Practical Ramifications: This research has ramifications for applications which require collision resistant hash functions: for example digital signatures (see [R] and [K] for a discussion of the ramifications of earlier collision attacks on SHA-1). Practically, this cryptanalytic result suggests the acceleration of upgrading software which uses hash functions. Three viable approaches for improving the security of applications are:
- Replace the hash function with a stronger one. The most commonly suggested approach is to simply employ SHA-256, possibly truncating the output to 160 bits.
- Alter the protocol so that it no longer requires that the hash function be collision resistant. A recent proposal suggests adding randomness to hash functions [HK]. To implement this, the application must have a good source of randomness and must alter the protocol.
- Implement simple message pre-processing to convert plaintext messages into a form which renders all existing collision attacks inapplicable. This approach can be accomplished with minimal code change, and is described in [SY]. This practical alternative is appealing for applications which want to extend the secure life of SHA-1. Slides describing this approach are available at [SY2]
[HK] S. Halevi, and H. Krawczyk, Strengthening Digital Signatures via Randomized Hashing, Internet Draft, 2005.
[K] B. Kaliski, RSA Security - How These Discoveries Affect RSA Security's Products: Frequently Asked Questions, RSA Laboratories Technical Report, March 17, 2005.

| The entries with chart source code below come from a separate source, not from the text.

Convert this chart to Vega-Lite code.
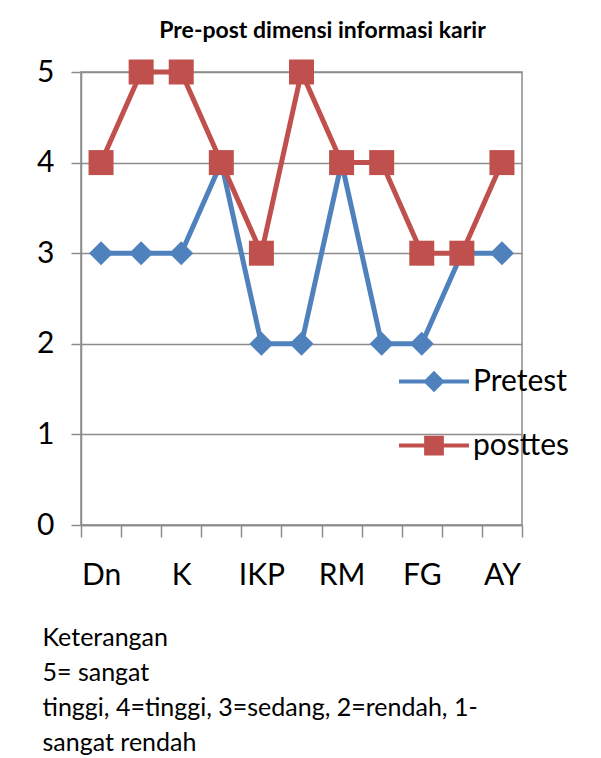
{
  "$schema": "https://vega.github.io/schema/vega-lite/v6.json",
  "autosize": {"type": "none"},
  "padding": {"left": 81, "top": 72, "right": 79, "bottom": 233},
  "width": 441,
  "height": 453,
  "background": "white",
  "config": {
    "font": "Lato",
    "view": {"stroke": "#8c8c8c", "strokeWidth": 1.5},
    "axis": {"labelFont": "Lato", "titleFont": "Lato"}
  },
  "title": {
    "text": "Pre-post dimensi informasi karir",
    "font": "Lato",
    "fontSize": 23,
    "fontWeight": "bold",
    "color": "#000000",
    "anchor": "middle",
    "dx": 21,
    "offset": 14
  },
  "data": {
    "values": [
      {"nama": "Dn", "tes": "Pretest", "nilai": 3},
      {"nama": "n2", "tes": "Pretest", "nilai": 3},
      {"nama": "K", "tes": "Pretest", "nilai": 3},
      {"nama": "n4", "tes": "Pretest", "nilai": 4},
      {"nama": "IKP", "tes": "Pretest", "nilai": 2},
      {"nama": "n6", "tes": "Pretest", "nilai": 2},
      {"nama": "RM", "tes": "Pretest", "nilai": 4},
      {"nama": "n8", "tes": "Pretest", "nilai": 2},
      {"nama": "FG", "tes": "Pretest", "nilai": 2},
      {"nama": "n10", "tes": "Pretest", "nilai": 3},
      {"nama": "AY", "tes": "Pretest", "nilai": 3},
      {"nama": "Dn", "tes": "posttes", "nilai": 4},
      {"nama": "n2", "tes": "posttes", "nilai": 5},
      {"nama": "K", "tes": "posttes", "nilai": 5},
      {"nama": "n4", "tes": "posttes", "nilai": 4},
      {"nama": "IKP", "tes": "posttes", "nilai": 3},
      {"nama": "n6", "tes": "posttes", "nilai": 5},
      {"nama": "RM", "tes": "posttes", "nilai": 4},
      {"nama": "n8", "tes": "posttes", "nilai": 4},
      {"nama": "FG", "tes": "posttes", "nilai": 3},
      {"nama": "n10", "tes": "posttes", "nilai": 3},
      {"nama": "AY", "tes": "posttes", "nilai": 4}
    ]
  },
  "encoding": {
    "x": {
      "field": "nama",
      "type": "nominal",
      "sort": ["Dn", "n2", "K", "n4", "IKP", "n6", "RM", "n8", "FG", "n10", "AY"],
      "scale": {"paddingInner": 0, "paddingOuter": 0},
      "axis": {
        "tickBand": "extent",
        "labelAngle": 0,
        "labelFontSize": 30,
        "labelColor": "#000000",
        "labelPadding": 23,
        "labelBaseline": "top",
        "labelExpr": "indexof(['Dn','K','IKP','RM','FG','AY'], datum.value) >= 0 ? datum.label : ''",
        "tickSize": 12,
        "tickColor": "#8c8c8c",
        "tickWidth": 1.5,
        "domainColor": "#8c8c8c",
        "domainWidth": 1.5,
        "grid": false,
        "title": ["Keterangan", "5= sangat", "tinggi, 4=tinggi, 3=sedang, 2=rendah, 1-", "sangat rendah"],
        "titleFontSize": 25,
        "titleFontWeight": "normal",
        "titleColor": "#000000",
        "titleAnchor": "start",
        "titleAlign": "left",
        "titleBaseline": "top",
        "titleLineHeight": 35,
        "titleX": -39,
        "titleY": 100
      }
    },
    "y": {
      "field": "nilai",
      "type": "quantitative",
      "scale": {"domain": [0, 5], "nice": false, "zero": true},
      "axis": {
        "values": [0, 1, 2, 3, 4, 5],
        "format": "d",
        "title": null,
        "labelFontSize": 30,
        "labelColor": "#000000",
        "labelPadding": 17,
        "tickSize": 10,
        "tickColor": "#8c8c8c",
        "tickWidth": 1.5,
        "domainColor": "#8c8c8c",
        "domainWidth": 1.5,
        "grid": true,
        "gridColor": "#8c8c8c",
        "gridWidth": 1.5
      }
    },
    "color": {
      "field": "tes",
      "type": "nominal",
      "scale": {"domain": ["Pretest", "posttes"], "range": ["#4F81BD", "#C0504D"]},
      "legend": {
        "title": null,
        "orient": "none",
        "legendX": 316,
        "legendY": 290,
        "labelFontSize": 30,
        "labelColor": "#000000",
        "labelFont": "Lato",
        "symbolSize": 1225,
        "symbolStrokeWidth": 4,
        "rowPadding": 28,
        "labelOffset": 37,
        "encode": {
          "symbols": {
            "update": {
              "shape": {"signal": "datum.value == 'Pretest' ? 'M-1,0H3M1,-0.45L1.45,0L1,0.45L0.55,0Z' : 'M-1,0H3M0.55,-0.45H1.45V0.45H0.55Z'"},
              "fill": {"signal": "datum.value == 'Pretest' ? '#4F81BD' : '#C0504D'"},
              "stroke": {"signal": "datum.value == 'Pretest' ? '#4F81BD' : '#C0504D'"},
              "strokeWidth": {"value": 4},
              "opacity": {"value": 1},
              "fillOpacity": {"value": 1},
              "strokeOpacity": {"value": 1}
            }
          }
        }
      }
    }
  },
  "layer": [
    {
      "mark": {"type": "line", "strokeWidth": 5}
    },
    {
      "transform": [{"filter": "datum.tes == 'Pretest'"}],
      "mark": {"type": "point", "shape": "diamond", "filled": true, "size": 576, "opacity": 1}
    },
    {
      "transform": [{"filter": "datum.tes == 'posttes'"}],
      "mark": {"type": "point", "shape": "square", "filled": true, "size": 625, "opacity": 1}
    }
  ]
}
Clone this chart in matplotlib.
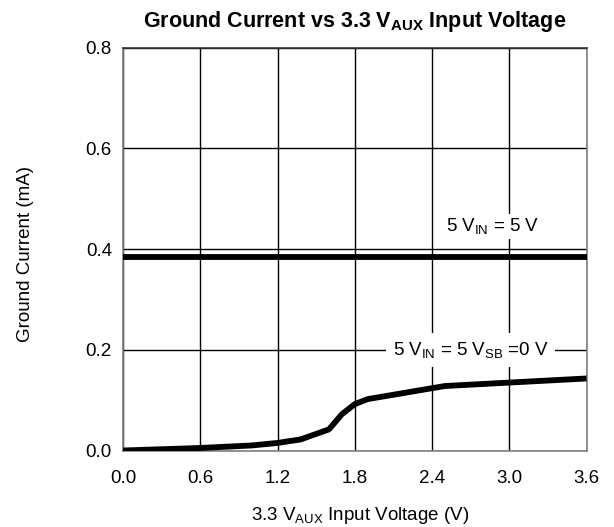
import matplotlib
matplotlib.use("Agg")
import matplotlib.pyplot as plt

plt.rcParams['font.family'] = ['Liberation Sans', 'DejaVu Sans']
plt.rcParams['mathtext.fontset'] = 'custom'
plt.rcParams['mathtext.rm'] = 'Liberation Sans'
plt.rcParams['mathtext.it'] = 'Liberation Sans'
plt.rcParams['mathtext.bf'] = 'Liberation Sans:bold'

v_aux = [0.0, 0.6, 1.0, 1.2, 1.38, 1.6, 1.7, 1.8, 1.9, 2.5, 3.6]
i_off = [0.0, 0.005, 0.010, 0.015, 0.022, 0.042, 0.072, 0.092, 0.102, 0.128, 0.143]
v_on = [0.0, 3.6]
i_on = [0.384, 0.384]

xticks = [0.0, 0.6, 1.2, 1.8, 2.4, 3.0, 3.6]
yticks = [0.0, 0.2, 0.4, 0.6, 0.8]

fs = 13.5
fig = plt.figure(figsize=(6.14, 5.27), dpi=100)
ax = fig.add_axes([123/614, 1-450.5/527, (586.5-123)/614, (450.5-47.5)/527])
ax.plot(v_on, i_on, color='black', lw=4.2, solid_capstyle='butt', zorder=3)
ax.plot(v_aux, i_off, color='black', lw=4.2, solid_capstyle='butt', zorder=3)
ax.set_xlim(0, 3.6)
ax.set_ylim(0, 0.8)
ax.set_xticks(xticks)
ax.set_yticks(yticks)
ax.set_xticklabels([f"{t:.1f}" for t in xticks], fontsize=fs)
ax.set_yticklabels([f"{t:.1f}" for t in yticks], fontsize=fs)
ax.tick_params(axis='x', length=0, pad=14)
ax.tick_params(axis='y', length=0, pad=8)
ax.grid(True, color='black', lw=1)
for s in ax.spines.values():
    s.set_color('#808080')
    s.set_linewidth(1.2)
ax.spines['top'].set_color('#333333')

ax.text(2.87, 0.445, r"5 V$_{\mathrm{IN}}$ = 5 V", fontsize=fs, ha='center', va='center',
        bbox=dict(facecolor='white', edgecolor='none', pad=2), zorder=4)
ax.text(2.70, 0.2, r"5 V$_{\mathrm{IN}}$ = 5 V$_{\mathrm{SB}}$ =0 V", fontsize=fs, ha='center', va='center',
        bbox=dict(facecolor='white', edgecolor='none', pad=5), zorder=4)

fig.text((123+586)/2/614, 1-22/527, r"Ground Current vs 3.3 V$_{\mathbf{AUX}}$ Input Voltage",
         fontsize=15.5, fontweight='bold', ha='center', va='center')
fig.text(360/614, 1-516/527, r"3.3 V$_{\mathrm{AUX}}$ Input Voltage (V)",
         fontsize=fs, ha='center', va='center')
fig.text(26/614, 1-254/527, "Ground Current (mA)", fontsize=fs, rotation=90,
         ha='center', va='center')

fig.savefig("out.png", dpi=100)
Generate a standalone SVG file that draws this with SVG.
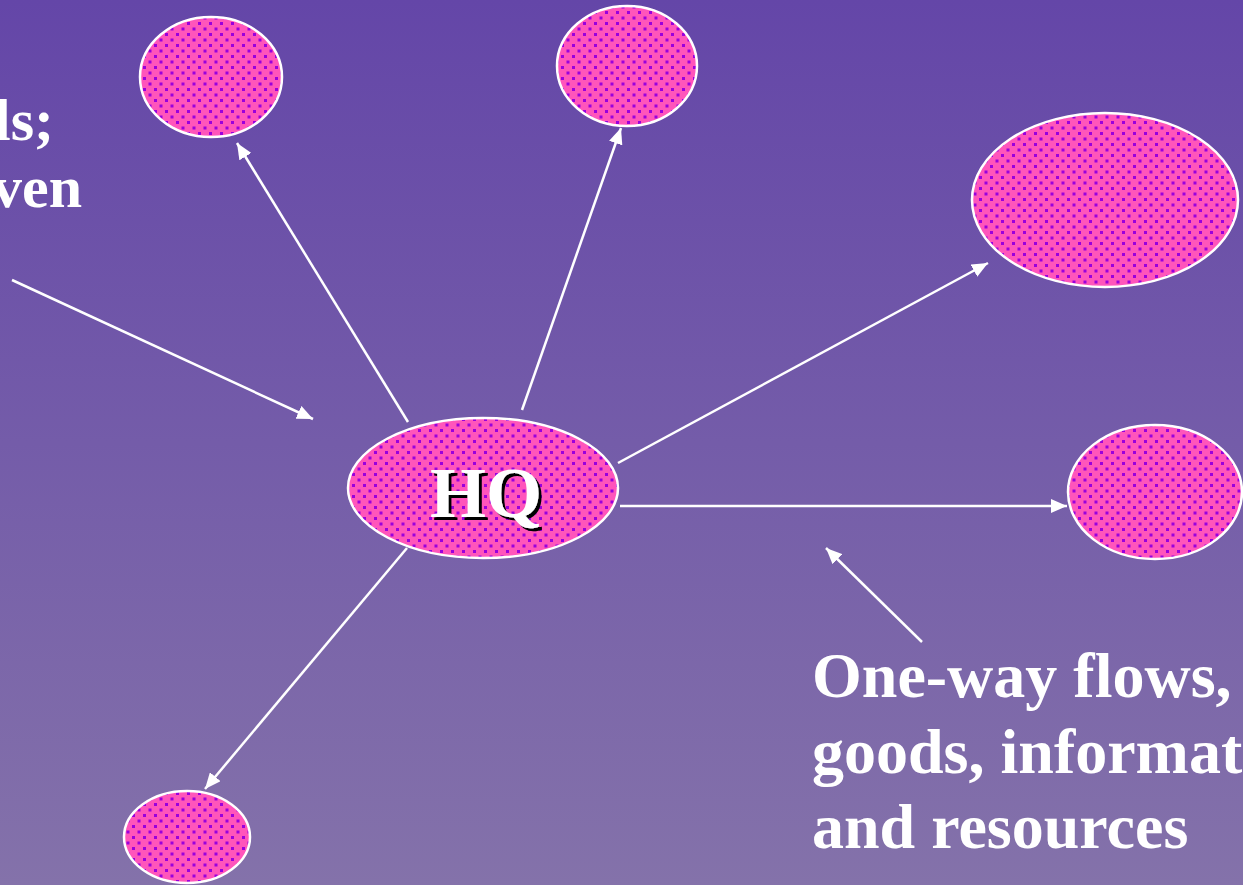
<svg xmlns="http://www.w3.org/2000/svg" width="1243" height="885" viewBox="0 0 1243 885">
<defs>
<linearGradient id="bg" x1="0" y1="0" x2="0" y2="1">
<stop offset="0" stop-color="#6446a8"/>
<stop offset="1" stop-color="#8472aa"/>
</linearGradient>
<pattern id="dots" width="11" height="11" patternUnits="userSpaceOnUse">
<rect width="11" height="11" fill="#ff55bb"/>
<rect x="0" y="0" width="3" height="3" fill="#9a00dc"/>
<rect x="5.5" y="5.5" width="3" height="3" fill="#9a00dc"/>
</pattern>
<marker id="arr" markerUnits="userSpaceOnUse" markerWidth="16" markerHeight="14" refX="16" refY="7" orient="auto">
<path d="M0,0 L16,7 L0,14 Z" fill="#ffffff"/>
</marker>
<filter id="shadow" x="-20%" y="-20%" width="140%" height="140%">
<feOffset in="SourceAlpha" dx="3" dy="3" result="off"/>
<feFlood flood-color="#000000"/>
<feComposite in2="off" operator="in" result="sh"/>
<feMerge><feMergeNode in="sh"/><feMergeNode in="SourceGraphic"/></feMerge>
</filter>
</defs>
<style>
.node{fill:url(#dots);stroke:#ffffff;stroke-width:2.5}
.conn{stroke:#ffffff;stroke-width:2.5;fill:none;marker-end:url(#arr)}
.lbl{font-family:"Liberation Serif","Times New Roman",serif;font-weight:bold;fill:#ffffff}
</style>
<rect width="1243" height="885" fill="url(#bg)"/>
<g id="connectors">
<line class="conn" x1="408" y1="422" x2="237" y2="143"/>
<line class="conn" x1="522" y1="410" x2="621" y2="128"/>
<line class="conn" x1="618" y1="463" x2="988" y2="263"/>
<line class="conn" x1="620" y1="506" x2="1067" y2="506"/>
<line class="conn" x1="407" y1="548" x2="205" y2="789"/>
<line class="conn" x1="12" y1="280" x2="313" y2="419"/>
<line class="conn" x1="922" y1="642" x2="826" y2="548"/>
</g>
<g id="node-topleft"><ellipse class="node" cx="211" cy="77" rx="71" ry="60"/></g>
<g id="node-topmid"><ellipse class="node" cx="627" cy="66" rx="70" ry="60"/></g>
<g id="node-rightbig"><ellipse class="node" cx="1105" cy="200" rx="133" ry="87"/></g>
<g id="node-rightsmall"><ellipse class="node" cx="1155" cy="492" rx="87" ry="67"/></g>
<g id="node-bottomleft"><ellipse class="node" cx="187" cy="837" rx="63" ry="46"/></g>
<g id="node-hq">
<ellipse class="node" cx="483" cy="488" rx="135" ry="70"/>
<text x="486" y="517" text-anchor="middle" filter="url(#shadow)" font-family="Liberation Serif, Times New Roman, serif" font-weight="bold" font-size="72" fill="#ffffff">HQ</text>
</g>
<g id="label-left">
<text class="lbl" font-size="60" x="-6" y="140">ls;</text>
<text class="lbl" font-size="60" x="-8" y="207">ven</text>
</g>
<g id="label-bottomright">
<text class="lbl" font-size="64" x="812" y="697">One-way flows,</text>
<text class="lbl" font-size="64" x="812" y="773">goods, informat</text>
<text class="lbl" font-size="64" x="812" y="848">and resources</text>
</g>
</svg>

[R] J. Randall, Hash Function Update Due to Potential Weakness Found in SHA-1, RSA Laboratories Technical Report, March 11, 2005.
[SY] Szydlo M. and Yin Y., Collision-Resistant usage of MD5 and SHA-1 via Message Preprocessing. IACR Eprint archive 2005 #248.
[SY2] Szydlo M. and Yin Y. Collision Resistant Usage of SHA-1 via Message Pre-processing, Powerpoint Slides.
[W] X. Wang, A. Yao, and F. Yao, New Collision search for SHA-1, Rump Session Crypto'05.
[WYY] X. Wang, Y.L. Yin, and H. Yu. Finding Collisions in the Full SHA-1, Advances in Cryptology -- Crypto'05.